For comparison, we can train models on the same sample that has been assigned purely randomly to each arm.
The surrogate posterior distributions look similar to the ones obtained from Thompson sampling, and the predictive performance on a test set are comparable. In the following table, “best_arm_selection_rate” describes how frequently the best action is selected for contexts in the test set according to the predictions of the two models, and “model_prob_of_success” is the average of the true probabilities of success for the actions selected by the model. For reference, “arms_probs_of_success” shows the average of the true probabilities of success for each action in the case it is always picked. The benefit of Thompson sampling is revealed in the predictive performance during training. In the same table, “training_best_arm_proportion” indicates how often the best action is selected during training (as expected, roughly half the time for standard randomization), “training_success_rate” the observed success rate during training and “training_prob_of_success” the average probability of success following the assignment decisions made during training.
Thompson randomization
Standard randomization
training_best_arm_proportion
0.775
0.5875
training_success_rate
0.4375
0.375
training_prob_of_success
0.448006
0.357196
best_arm_selection_rate
0.9228
0.9126
model_prob_of_success
0.48482
0.484251
arms_probs_of_success
[0.35353488, 0.27571228]
[0.35353488, 0.27571228]
In terms of reward, it is clear that training a model with Thompson randomization costs less than with standard randomization, and the inferred arm selection policy after training is very similar. In a clinical trial, that would translate into more enrolled subjects getting the best therapy according to their biomarkers.
Tougher bandits
The simple model presented in this note can be expanded in several directions. We can obviously consider more arms and contexts of higher dimensions. In that case, incorporating expert knowledge in the form of more informative priors or more complex surrogate posteriors can be useful. We can also include past observations to achieve faster convergence, and tamper them with lower weights if they are less relevant than the data sampled from the bandits during training. This type of jump start is particularly relevant in fields like online advertising where lower overall probabilities require more observations.
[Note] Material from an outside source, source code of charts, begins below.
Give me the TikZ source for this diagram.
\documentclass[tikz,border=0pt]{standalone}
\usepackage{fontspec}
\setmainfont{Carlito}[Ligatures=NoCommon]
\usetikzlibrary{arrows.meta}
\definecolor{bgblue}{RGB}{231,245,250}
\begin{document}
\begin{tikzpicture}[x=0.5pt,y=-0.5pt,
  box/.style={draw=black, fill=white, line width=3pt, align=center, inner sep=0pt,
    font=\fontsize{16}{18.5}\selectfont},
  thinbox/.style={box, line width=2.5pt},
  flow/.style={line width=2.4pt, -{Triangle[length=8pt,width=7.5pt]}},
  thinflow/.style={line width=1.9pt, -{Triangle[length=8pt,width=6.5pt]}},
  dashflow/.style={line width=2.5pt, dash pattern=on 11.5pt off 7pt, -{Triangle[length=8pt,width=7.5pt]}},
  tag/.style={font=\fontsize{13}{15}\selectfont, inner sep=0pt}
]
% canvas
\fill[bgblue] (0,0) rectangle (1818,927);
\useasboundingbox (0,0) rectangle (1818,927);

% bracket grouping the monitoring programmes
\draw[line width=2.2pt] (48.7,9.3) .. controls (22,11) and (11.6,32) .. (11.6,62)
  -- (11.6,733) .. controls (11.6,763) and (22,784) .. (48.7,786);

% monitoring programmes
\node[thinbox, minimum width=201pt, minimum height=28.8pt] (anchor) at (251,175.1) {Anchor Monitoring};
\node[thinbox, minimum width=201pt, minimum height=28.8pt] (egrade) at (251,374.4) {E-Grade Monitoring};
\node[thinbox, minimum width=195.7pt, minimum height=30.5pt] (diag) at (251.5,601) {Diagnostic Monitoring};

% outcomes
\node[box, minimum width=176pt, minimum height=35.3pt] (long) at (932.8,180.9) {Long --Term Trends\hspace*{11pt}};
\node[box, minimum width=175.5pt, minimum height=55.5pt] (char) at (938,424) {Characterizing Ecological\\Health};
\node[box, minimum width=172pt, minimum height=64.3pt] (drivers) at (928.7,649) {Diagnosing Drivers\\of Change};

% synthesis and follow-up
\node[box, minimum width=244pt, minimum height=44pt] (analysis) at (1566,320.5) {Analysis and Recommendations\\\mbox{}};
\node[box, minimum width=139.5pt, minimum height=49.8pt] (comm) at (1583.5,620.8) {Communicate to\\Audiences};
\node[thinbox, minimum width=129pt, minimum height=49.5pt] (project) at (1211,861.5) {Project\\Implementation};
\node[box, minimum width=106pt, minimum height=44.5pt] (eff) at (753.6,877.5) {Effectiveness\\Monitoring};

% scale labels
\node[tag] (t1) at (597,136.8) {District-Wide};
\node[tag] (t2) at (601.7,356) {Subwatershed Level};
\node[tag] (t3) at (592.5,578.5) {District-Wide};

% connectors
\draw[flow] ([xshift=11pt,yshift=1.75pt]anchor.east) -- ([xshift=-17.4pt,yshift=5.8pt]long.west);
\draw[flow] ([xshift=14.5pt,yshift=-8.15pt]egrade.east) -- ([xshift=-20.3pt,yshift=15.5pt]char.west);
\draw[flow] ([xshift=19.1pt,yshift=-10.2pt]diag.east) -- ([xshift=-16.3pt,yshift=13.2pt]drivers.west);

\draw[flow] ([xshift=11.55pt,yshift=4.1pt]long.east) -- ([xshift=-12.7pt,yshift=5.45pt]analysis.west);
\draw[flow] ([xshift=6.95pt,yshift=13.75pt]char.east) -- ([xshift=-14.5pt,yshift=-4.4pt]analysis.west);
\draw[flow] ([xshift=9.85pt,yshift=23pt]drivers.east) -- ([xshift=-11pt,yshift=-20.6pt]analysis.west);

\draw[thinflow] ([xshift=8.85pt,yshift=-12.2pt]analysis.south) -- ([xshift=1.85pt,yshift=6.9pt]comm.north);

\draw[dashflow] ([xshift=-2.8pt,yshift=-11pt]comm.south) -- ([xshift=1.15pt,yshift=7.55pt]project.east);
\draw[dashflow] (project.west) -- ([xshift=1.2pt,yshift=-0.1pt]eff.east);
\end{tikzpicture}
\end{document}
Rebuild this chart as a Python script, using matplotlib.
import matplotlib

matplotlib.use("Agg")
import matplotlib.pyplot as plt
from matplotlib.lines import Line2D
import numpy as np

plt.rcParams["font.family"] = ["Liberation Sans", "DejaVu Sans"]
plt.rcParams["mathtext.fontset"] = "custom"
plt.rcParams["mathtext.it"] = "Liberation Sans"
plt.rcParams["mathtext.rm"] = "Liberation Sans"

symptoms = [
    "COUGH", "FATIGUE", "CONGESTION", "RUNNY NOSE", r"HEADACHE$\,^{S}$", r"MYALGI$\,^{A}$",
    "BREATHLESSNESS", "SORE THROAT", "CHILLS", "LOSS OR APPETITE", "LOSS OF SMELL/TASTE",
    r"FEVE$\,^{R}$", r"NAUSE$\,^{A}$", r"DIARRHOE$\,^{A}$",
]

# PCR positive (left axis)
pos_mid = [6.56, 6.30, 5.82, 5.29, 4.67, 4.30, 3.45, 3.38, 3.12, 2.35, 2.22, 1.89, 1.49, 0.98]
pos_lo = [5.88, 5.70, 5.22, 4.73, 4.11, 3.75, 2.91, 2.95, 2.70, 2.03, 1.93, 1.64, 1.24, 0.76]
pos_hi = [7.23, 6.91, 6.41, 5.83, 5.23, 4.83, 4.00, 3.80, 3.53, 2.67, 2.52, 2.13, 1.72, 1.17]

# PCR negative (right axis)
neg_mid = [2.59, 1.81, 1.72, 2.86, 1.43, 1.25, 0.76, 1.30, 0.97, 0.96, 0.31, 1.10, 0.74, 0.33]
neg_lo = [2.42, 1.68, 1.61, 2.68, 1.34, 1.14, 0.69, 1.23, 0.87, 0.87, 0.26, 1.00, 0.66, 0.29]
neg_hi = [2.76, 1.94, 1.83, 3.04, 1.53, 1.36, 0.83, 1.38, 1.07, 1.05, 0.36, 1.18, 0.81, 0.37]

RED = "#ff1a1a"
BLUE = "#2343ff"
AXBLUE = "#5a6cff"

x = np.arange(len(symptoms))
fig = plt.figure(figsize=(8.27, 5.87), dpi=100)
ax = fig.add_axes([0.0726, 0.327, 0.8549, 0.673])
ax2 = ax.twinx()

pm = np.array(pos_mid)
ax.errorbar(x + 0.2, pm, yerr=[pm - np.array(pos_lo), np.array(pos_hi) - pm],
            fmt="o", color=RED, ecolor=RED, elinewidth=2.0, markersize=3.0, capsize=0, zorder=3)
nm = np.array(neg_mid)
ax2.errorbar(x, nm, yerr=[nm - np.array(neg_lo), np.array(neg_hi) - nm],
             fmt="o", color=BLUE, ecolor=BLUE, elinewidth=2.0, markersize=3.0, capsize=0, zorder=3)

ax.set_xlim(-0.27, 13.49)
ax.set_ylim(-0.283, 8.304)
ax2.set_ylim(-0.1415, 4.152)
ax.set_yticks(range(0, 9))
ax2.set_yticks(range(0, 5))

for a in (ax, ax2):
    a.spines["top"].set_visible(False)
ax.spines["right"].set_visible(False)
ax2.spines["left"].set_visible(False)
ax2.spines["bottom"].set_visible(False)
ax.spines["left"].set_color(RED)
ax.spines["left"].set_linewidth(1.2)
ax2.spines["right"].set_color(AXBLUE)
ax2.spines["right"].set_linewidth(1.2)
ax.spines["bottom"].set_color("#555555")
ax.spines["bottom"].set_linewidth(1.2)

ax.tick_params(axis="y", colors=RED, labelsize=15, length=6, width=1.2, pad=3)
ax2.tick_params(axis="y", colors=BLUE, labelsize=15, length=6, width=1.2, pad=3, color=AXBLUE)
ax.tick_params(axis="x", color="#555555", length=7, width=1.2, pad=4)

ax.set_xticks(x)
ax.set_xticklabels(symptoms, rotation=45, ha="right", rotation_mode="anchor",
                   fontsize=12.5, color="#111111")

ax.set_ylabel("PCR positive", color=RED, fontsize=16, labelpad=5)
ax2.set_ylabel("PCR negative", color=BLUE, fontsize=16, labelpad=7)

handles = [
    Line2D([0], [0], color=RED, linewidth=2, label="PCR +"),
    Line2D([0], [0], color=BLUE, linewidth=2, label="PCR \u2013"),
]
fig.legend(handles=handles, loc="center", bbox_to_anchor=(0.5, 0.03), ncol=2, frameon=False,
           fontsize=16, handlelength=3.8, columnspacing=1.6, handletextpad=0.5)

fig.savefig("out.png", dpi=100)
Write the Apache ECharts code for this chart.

More complex mechanisms could be modeled with deeper Bayesian neural networks. The important requirement is a layer that can implement Thompson sampling. Moreover, the DistributionLambda top layer is not limited to Bernoulli distributions, and a wide variety of reward distributions can be easily simulated. It is probably reasonable to start with a single DenseVariational layer with adequate priors and variational surrogate posteriors with a top DistributionLambda layer compatible with the rewards, and then try to add layers to improve performance. As in most machine learning problems, the key is experimentation.